Do I have to reset my lstm hidden state after each forward pass in reinforcment learning?

I want to make a model to learn a simple 2 player card game, where there is some randomness in the game, since a player can draw a random card. To, in a way, remember the cards drawn and what cards where played, I want to use some lstm cells, but I am not sure if I need to pass the previous hidden state of the last lstm cell to the next forward call or not.

My input for getting an action to play would be:
(1, representation_of_the_current_game_state), which means: (batch_size, representation_of_the_current_game_state),`

while for training:
(game_states, representation_of_this_game_state).

I’m using PPO as my training algorithm and passing all game states of the game played as my batch. Thanks in advance

The hidden state contains the learned representation of “memory” the model passes through time iterations. In your example of a card game, you are likely using the model forward pass per “turn”. And if you want the model to pass some memory values onward to the next “turn”, then you’ll need to do so via the hidden state.
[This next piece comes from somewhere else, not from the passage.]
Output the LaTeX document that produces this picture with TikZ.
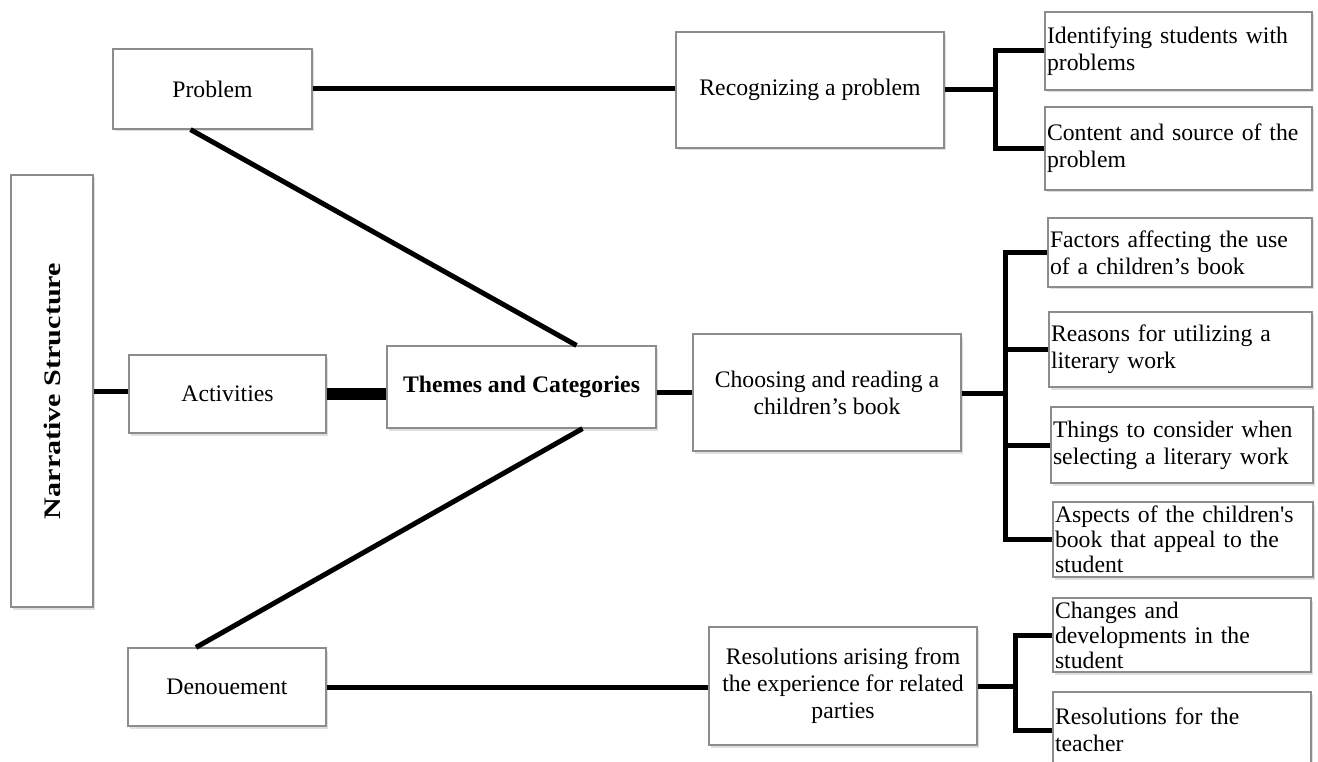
\documentclass[tikz,border=0pt]{standalone}
\usepackage{fontspec}
\usepackage{graphicx}
\setmainfont{Liberation Serif}[Ligatures=TeXOff]
\usetikzlibrary{shadows,calc}
\begin{document}
\begin{tikzpicture}[x=1pt,y=-1pt,
  box/.style={draw=black!45, line width=1.2pt, fill=white, inner sep=2pt,
    drop shadow={shadow xshift=1.5pt, shadow yshift=-2.5pt, opacity=0.25},
    font=\fontsize{23.7}{27}\selectfont},
  cbox/.style={box, align=center},
  rbox/.style={box, align=left, text width=#1},
  conn/.style={line width=5pt, draw=black},
  thickconn/.style={line width=12pt, draw=black}
]
\useasboundingbox (0,0) rectangle (1318,762);

% left column
\node[box, rotate=90, minimum width=432, minimum height=82] (ns) at (52,391)
  {\scalebox{1.27}[1]{\bfseries Narrative Structure}};
\node[cbox, minimum width=199, minimum height=80] (prob) at (212.5,89) {Problem};
\node[cbox, minimum width=197, minimum height=78] (act) at (227.5,394) {Activities};
\node[cbox, minimum width=198, minimum height=78] (den) at (227,687) {Denouement};

% centre
\node[cbox, minimum width=269, minimum height=82, font=\fontsize{23.7}{27}\selectfont\bfseries] (themes) at (521.5,387) {Themes and Categories};

% themes column
\node[cbox, minimum width=268, minimum height=116] (rec) at (810,90) {Recognizing a problem};
\node[cbox, minimum width=268, minimum height=117] (cho) at (827,392.5) {Choosing and reading a\\children’s book};
\node[cbox, minimum width=268, minimum height=118] (res) at (843,686) {Resolutions arising from\\the experience for related\\parties};

% categories
\node[rbox=263, minimum height=78] (ident) at (1178.5,51) {Identifying students with\\problems};
\node[rbox=263, minimum height=83] (cont) at (1178.5,148.5) {Content and source of the\\problem};
\node[rbox=260, minimum height=69] (fac) at (1180,252.5) {Factors affecting the use\\of a children’s book};
\node[rbox=259, minimum height=75] (rea) at (1180.5,349.5) {Reasons for utilizing a\\literary work};
\node[rbox=258, minimum height=76] (thi) at (1182,445) {Things to consider when\\selecting a literary work};
\node[rbox=256, minimum height=75, font=\fontsize{23.7}{25}\selectfont] (asp) at (1183,539.5) {Aspects of the children's\\book that appeal to the\\student};
\node[rbox=254, minimum height=74, font=\fontsize{23.7}{25}\selectfont] (chg) at (1182,635) {Changes and\\developments in the\\student};
\node[rbox=254, minimum height=76] (tea) at (1182,730) {Resolutions for the\\teacher};

% bracket junctions
\coordinate (j1) at (995,90);
\coordinate (j2) at (1005,393);
\coordinate (j3) at (1015,686);

% connectors
\draw[conn] (ns.south) -- (act.west |- ns.south);
\draw[thickconn] (act.east) -- (themes.west |- act.east);
\draw[conn] ([xshift=-22pt]prob.south) -- ([xshift=55pt]themes.north);
\draw[conn] ([xshift=-31pt]den.north) -- ([xshift=61pt]themes.south);
\draw[conn] (prob.east) -- (rec.west |- prob.east);
\draw[conn] (themes.east |- cho.west) -- (cho.west);
\draw[conn] (den.east) -- (res.west |- den.east);

\draw[conn] (rec.east) -- (j1);
\draw[conn] (j1) |- (ident.west);
\draw[conn] (j1) |- (cont.west);

\draw[conn] (cho.east |- j2) -- (j2);
\draw[conn] (j2) |- (fac.west);
\draw[conn] (j2) |- (rea.west);
\draw[conn] (j2) |- (thi.west);
\draw[conn] (j2) |- (asp.west);

\draw[conn] (res.east) -- (j3);
\draw[conn] (j3) |- (chg.west);
\draw[conn] (j3) |- (tea.west);
\end{tikzpicture}
\end{document}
Resetting the hidden state will remove that memory.

In a game of cards, it may be helpful having a memory state as the current game state likely won’t represent the cards already used and no longer available in the deck - i.e. reasoning by deduction.

Keep in mind when passing the hidden layer, to use .detach() between each forward pass so as not to have issues with carrying gradients between passes.

This might not be compatible with an RNN. To make it compatible, you can instead use batches to pass n-games turn at each time step. I.e. have 60 games playing at one time with each forward pass being turn t+=1. You can use a done boolean array to represent the games finished, and filter for active games with games[~done] - that is games not done.